■ **WORK TO BE COMPLETED**: Pictures are to be left out; otherwise, copy exactly the lines from the line containing "What seaborn and" through the end of the data.

■ **SUPPLIED INFORMATION**:
▬▬▬
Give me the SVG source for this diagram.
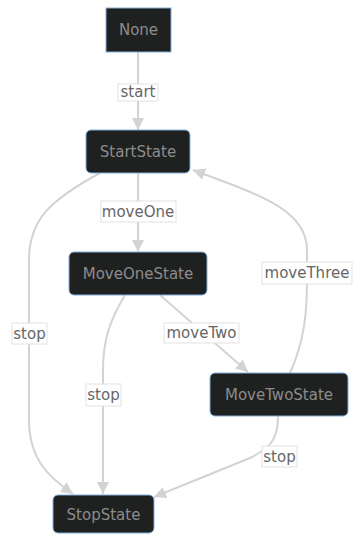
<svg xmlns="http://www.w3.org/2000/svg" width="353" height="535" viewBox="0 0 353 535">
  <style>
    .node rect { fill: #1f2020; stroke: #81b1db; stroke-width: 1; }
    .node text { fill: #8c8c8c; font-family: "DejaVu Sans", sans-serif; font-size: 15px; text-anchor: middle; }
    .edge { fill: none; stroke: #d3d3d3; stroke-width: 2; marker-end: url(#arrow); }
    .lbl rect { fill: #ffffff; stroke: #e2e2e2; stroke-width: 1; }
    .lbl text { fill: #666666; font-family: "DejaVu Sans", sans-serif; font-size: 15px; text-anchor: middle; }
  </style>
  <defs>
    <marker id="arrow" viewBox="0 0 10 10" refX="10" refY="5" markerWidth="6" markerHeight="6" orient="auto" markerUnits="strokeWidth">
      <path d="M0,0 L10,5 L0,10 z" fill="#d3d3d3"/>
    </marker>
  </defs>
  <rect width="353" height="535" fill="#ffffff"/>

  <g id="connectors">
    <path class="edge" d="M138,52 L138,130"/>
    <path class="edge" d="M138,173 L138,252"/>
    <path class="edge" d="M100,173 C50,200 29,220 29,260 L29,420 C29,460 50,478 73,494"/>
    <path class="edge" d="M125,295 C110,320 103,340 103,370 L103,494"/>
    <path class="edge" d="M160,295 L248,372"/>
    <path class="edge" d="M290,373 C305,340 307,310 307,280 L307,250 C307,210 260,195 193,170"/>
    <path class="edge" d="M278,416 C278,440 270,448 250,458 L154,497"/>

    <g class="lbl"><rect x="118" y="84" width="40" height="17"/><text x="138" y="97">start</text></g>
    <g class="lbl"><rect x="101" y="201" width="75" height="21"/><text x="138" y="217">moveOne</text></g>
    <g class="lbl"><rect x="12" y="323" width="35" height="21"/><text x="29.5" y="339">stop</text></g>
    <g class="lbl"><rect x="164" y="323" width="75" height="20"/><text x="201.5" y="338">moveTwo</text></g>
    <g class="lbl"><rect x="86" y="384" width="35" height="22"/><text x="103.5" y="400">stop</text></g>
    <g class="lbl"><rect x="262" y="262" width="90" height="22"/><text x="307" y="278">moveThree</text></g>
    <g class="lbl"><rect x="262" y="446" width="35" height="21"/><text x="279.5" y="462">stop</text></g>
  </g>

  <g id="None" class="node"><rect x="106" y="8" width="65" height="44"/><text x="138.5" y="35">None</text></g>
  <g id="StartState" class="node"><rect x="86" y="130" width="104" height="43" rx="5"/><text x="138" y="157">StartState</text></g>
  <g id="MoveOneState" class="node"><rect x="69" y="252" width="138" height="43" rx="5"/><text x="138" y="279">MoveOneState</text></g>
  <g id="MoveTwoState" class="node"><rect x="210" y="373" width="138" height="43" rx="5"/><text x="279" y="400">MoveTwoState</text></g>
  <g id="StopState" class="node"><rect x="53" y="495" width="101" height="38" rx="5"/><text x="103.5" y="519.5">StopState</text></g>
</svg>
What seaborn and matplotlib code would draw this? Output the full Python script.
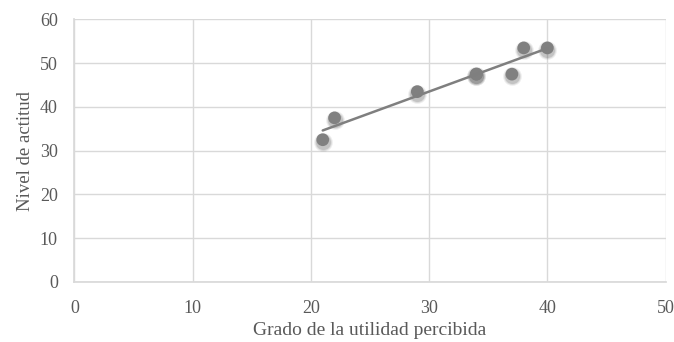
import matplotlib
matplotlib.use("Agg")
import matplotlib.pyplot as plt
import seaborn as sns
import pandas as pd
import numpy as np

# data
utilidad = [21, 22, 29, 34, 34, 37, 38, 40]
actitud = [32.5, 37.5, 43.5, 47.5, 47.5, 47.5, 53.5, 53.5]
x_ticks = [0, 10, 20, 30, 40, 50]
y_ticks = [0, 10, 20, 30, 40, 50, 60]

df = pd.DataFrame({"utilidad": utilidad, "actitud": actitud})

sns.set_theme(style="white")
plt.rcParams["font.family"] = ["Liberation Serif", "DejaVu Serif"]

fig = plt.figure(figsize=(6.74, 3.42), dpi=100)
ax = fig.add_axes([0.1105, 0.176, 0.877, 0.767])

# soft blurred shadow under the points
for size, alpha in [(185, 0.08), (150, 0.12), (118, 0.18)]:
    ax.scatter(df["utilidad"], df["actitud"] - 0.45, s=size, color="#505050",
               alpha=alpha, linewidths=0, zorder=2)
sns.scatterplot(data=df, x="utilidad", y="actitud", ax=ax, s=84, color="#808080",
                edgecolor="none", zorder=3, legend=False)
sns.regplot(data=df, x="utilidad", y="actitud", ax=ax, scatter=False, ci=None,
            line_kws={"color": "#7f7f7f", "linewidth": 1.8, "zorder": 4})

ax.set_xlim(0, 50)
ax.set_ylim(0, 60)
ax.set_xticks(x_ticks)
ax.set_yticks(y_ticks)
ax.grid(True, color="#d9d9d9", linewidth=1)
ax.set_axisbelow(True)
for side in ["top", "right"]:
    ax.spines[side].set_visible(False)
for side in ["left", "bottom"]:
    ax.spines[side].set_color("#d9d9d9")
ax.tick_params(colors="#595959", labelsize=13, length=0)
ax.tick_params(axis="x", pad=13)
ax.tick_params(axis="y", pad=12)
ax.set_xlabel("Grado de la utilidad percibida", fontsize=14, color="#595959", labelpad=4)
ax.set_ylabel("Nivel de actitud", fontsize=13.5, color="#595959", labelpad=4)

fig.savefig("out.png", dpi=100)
▬▬▬
■ **COMPLETE RESPONSE**:
What seaborn and matplotlib code would draw this? Output the full Python script.
import matplotlib
matplotlib.use("Agg")
import matplotlib.pyplot as plt
import seaborn as sns
import pandas as pd
import numpy as np

# data
utilidad = [21, 22, 29, 34, 34, 37, 38, 40]
actitud = [32.5, 37.5, 43.5, 47.5, 47.5, 47.5, 53.5, 53.5]
x_ticks = [0, 10, 20, 30, 40, 50]
y_ticks = [0, 10, 20, 30, 40, 50, 60]

df = pd.DataFrame({"utilidad": utilidad, "actitud": actitud})

sns.set_theme(style="white")
plt.rcParams["font.family"] = ["Liberation Serif", "DejaVu Serif"]

fig = plt.figure(figsize=(6.74, 3.42), dpi=100)
ax = fig.add_axes([0.1105, 0.176, 0.877, 0.767])

# soft blurred shadow under the points
for size, alpha in [(185, 0.08), (150, 0.12), (118, 0.18)]:
    ax.scatter(df["utilidad"], df["actitud"] - 0.45, s=size, color="#505050",
               alpha=alpha, linewidths=0, zorder=2)
sns.scatterplot(data=df, x="utilidad", y="actitud", ax=ax, s=84, color="#808080",
                edgecolor="none", zorder=3, legend=False)
sns.regplot(data=df, x="utilidad", y="actitud", ax=ax, scatter=False, ci=None,
            line_kws={"color": "#7f7f7f", "linewidth": 1.8, "zorder": 4})

ax.set_xlim(0, 50)
ax.set_ylim(0, 60)
ax.set_xticks(x_ticks)
ax.set_yticks(y_ticks)
ax.grid(True, color="#d9d9d9", linewidth=1)
ax.set_axisbelow(True)
for side in ["top", "right"]:
    ax.spines[side].set_visible(False)
for side in ["left", "bottom"]:
    ax.spines[side].set_color("#d9d9d9")
ax.tick_params(colors="#595959", labelsize=13, length=0)
ax.tick_params(axis="x", pad=13)
ax.tick_params(axis="y", pad=12)
ax.set_xlabel("Grado de la utilidad percibida", fontsize=14, color="#595959", labelpad=4)
ax.set_ylabel("Nivel de actitud", fontsize=13.5, color="#595959", labelpad=4)

fig.savefig("out.png", dpi=100)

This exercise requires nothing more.